Elezioni in Tanzania – Cronaca di Leopoldo Salmaso (seconda parte)
Campagna elettorale infuocata, quella che ha agitato la Tanzania per due mesi e si conclude con le elezioni di oggi. Per la prima volta l’esito è dato da tutti come incerto.
Dall’indipendenza dell’originario Tanganyika (1961) e dall’unificazione con l’ex pro-sultanato di Zanzibar (1964) fino al 1985 la Tanzania era governata dal partito unico CCM (Partito della Rivoluzione), sotto la guida saggia e moderata di Julius K. Nyerere, “Mwalimu-Maestro” e “Padre della Patria”. Nyerere lasciò spontaneamente il potere nel 1985, introducendo il multipartitismo e cercando un’apertura all’economia di mercato che fosse la meno traumatica possibile, cioè resistendo il più possibile ai diktat del FMI col suo famigerato aggiustamento strutturale (i soliti tagli a scuola, sanità, sicurezza sociale per affidarsi alla “provvidenziale mano invisibile del mercato”). Certo l’Ujamaa – Socialismo Africano di Nyerere non aveva sottratto la Tanzania dall’arretratezza economica, e certamente per i limiti intrinseci nei sistemi socialisti, ma prima o poi si chiarirà anche il determinante ruolo che esercitò lo sfruttamento neocolonialista e, ancor di più, il feroce e iniquo gioco sul cambio scellino/dollaro…
Resta innegabile il risultato politico che Nyerere raggiunse e consolidò: una nazione pacifica, solidale, multietnica e multireligiosa, unica in tutto il continente a parlare una sola lingua che non sia quella di conquistatori e coloni, numero uno al mondo per estensione di parchi e riserve naturali. Unica ad avere un esercito fatto di studenti con almeno il diploma di scuola superiore, a mezza strada fra difesa e servizio civile, per nulla propensi alla violenza gratuita ma pronti a intervenire in tutta la regione, su vari mandati ONU/OUA, per sventare vari colpi di stato e tentativi di destabilizzazione.

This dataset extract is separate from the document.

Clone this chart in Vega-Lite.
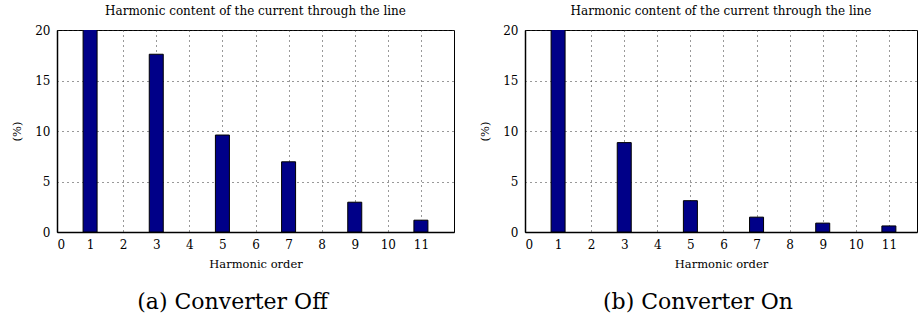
{
  "$schema": "https://vega.github.io/schema/vega-lite/v6.json",
  "padding": {"left": 10, "top": 4, "right": 0, "bottom": 0},
  "background": "white",
  "datasets": {
    "off": [
      {"h": 1, "v": 100}, {"h": 3, "v": 17.6}, {"h": 5, "v": 9.6},
      {"h": 7, "v": 6.95}, {"h": 9, "v": 2.95}, {"h": 11, "v": 1.17}
    ],
    "on": [
      {"h": 1, "v": 100}, {"h": 3, "v": 8.85}, {"h": 5, "v": 3.1},
      {"h": 7, "v": 1.47}, {"h": 9, "v": 0.88}, {"h": 11, "v": 0.6}
    ]
  },
  "config": {
    "view": {"stroke": "black", "strokeWidth": 1},
    "axis": {
      "labelFont": "DejaVu Serif", "titleFont": "DejaVu Serif",
      "labelFontSize": 12, "labelColor": "black",
      "titleFontSize": 11.5, "titleFontWeight": "normal", "titleColor": "black",
      "domainColor": "black", "domainWidth": 1.5,
      "grid": true, "gridDash": [1, 4], "gridColor": "#333", "gridWidth": 1,
      "ticks": false
    },
    "axisX": {"labelPadding": 7, "titlePadding": 8},
    "axisY": {"labelPadding": 7, "minExtent": 28, "maxExtent": 28, "titlePadding": 7},
    "title": {"fontWeight": "normal", "color": "black", "font": "DejaVu Serif"},
    "concat": {"spacing": 23}
  },
  "hconcat": [
    {
      "title": {"text": "(a) Converter Off", "orient": "bottom", "fontSize": 22, "offset": 22, "anchor": "middle"},
      "vconcat": [
        {
          "width": 397, "height": 202,
          "title": {"text": "Harmonic content of the current through the line", "fontSize": 12, "offset": 6},
          "data": {"name": "off"},
          "mark": {"type": "bar", "width": 14, "fill": "#000088", "stroke": "black", "strokeWidth": 1, "clip": true},
          "encoding": {
            "x": {"field": "h", "type": "quantitative", "scale": {"domain": [0, 12], "nice": false, "padding": 0},
                  "axis": {"values": [0,1,2,3,4,5,6,7,8,9,10,11], "title": "Harmonic order"}},
            "y": {"field": "v", "type": "quantitative", "scale": {"domain": [0, 20], "nice": false, "padding": 0},
                  "axis": {"values": [0, 5, 10, 15, 20], "title": "(%)"}}
          }
        }
      ]
    },
    {
      "title": {"text": "(b) Converter On", "orient": "bottom", "fontSize": 22, "offset": 22, "anchor": "middle"},
      "vconcat": [
        {
          "width": 392, "height": 202,
          "title": {"text": "Harmonic content of the current through the line", "fontSize": 12, "offset": 6},
          "data": {"name": "on"},
          "mark": {"type": "bar", "width": 14, "fill": "#000088", "stroke": "black", "strokeWidth": 1, "clip": true},
          "encoding": {
            "x": {"field": "h", "type": "quantitative", "scale": {"domain": [0, 11.85], "nice": false, "padding": 0},
                  "axis": {"values": [0,1,2,3,4,5,6,7,8,9,10,11], "title": "Harmonic order"}},
            "y": {"field": "v", "type": "quantitative", "scale": {"domain": [0, 20], "nice": false, "padding": 0},
                  "axis": {"values": [0, 5, 10, 15, 20], "title": "(%)"}}
          }
        }
      ]
    }
  ]
}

Come tanti altri, la regina Elisabetta rimproverò a Nyerere di governare attraverso un partito unico ma lui rispose che dentro il suo CCM chiunque poteva votare contro la proposta del partito, mentre nel parlamento inglese lui vedeva conservatori e laburisti costretti a votare contro la propria convinzione “per disciplina di partito”. Oggi succede così anche in Tanzania, con tutte le aggravanti tristemente note a noi italiani: cooptazione, corruzione, cariche accessibili solo ai ricchi e/o parenti… Di fatto questa campagna elettorale è stata monotonicamente improntata allo scambio di accuse, tese a classificare chi era più corrotto di chi, e allo scambio di promesse in una spudorata gara a chi le sparava più grosse. Il candidato presidente del partito sfidante (CHADEMA) è Edward Lowassa, già primo ministro nelle file del CCM, costretto alle dimissioni pochi anni fa per un grave fatto di corruzione. Nessuno nega che più implicato di lui era l’intoccabile presidente Jakaya Kikwete, tant’è che ora Lowassa può raccogliere grandi consensi per essere stato uno dei pochi a pagare. Il CCM, costretto sulle difensive, ha candidato un onest’uomo che mi ricorda tanto il nostrano Zaccagnini, che una DC logorata tirò fuori come il proverbiale coniglio dal cilindro qualche decennio fa…
Agnes, 53 anni, cuoca alla foresteria dei Passionisti di Dar es Salaam, mi dice che ai tempi di Nyerere loro potevano scegliere fra tre candidati per ogni carica, e il loro criterio era semplice: possiede due automobili? – bocciato! Ha studiato e ripaga la comunità per l’investimento che essa ha fatto su di lui? – votato!
Le cose, passate e presenti, sono certamente più complesse, ma forse anche noi occidentali, professoroni di democrazia e sempre pronti ad esportarla con portaerei e droni, potremmo imparare qualcosa studiando il caso Tanzania.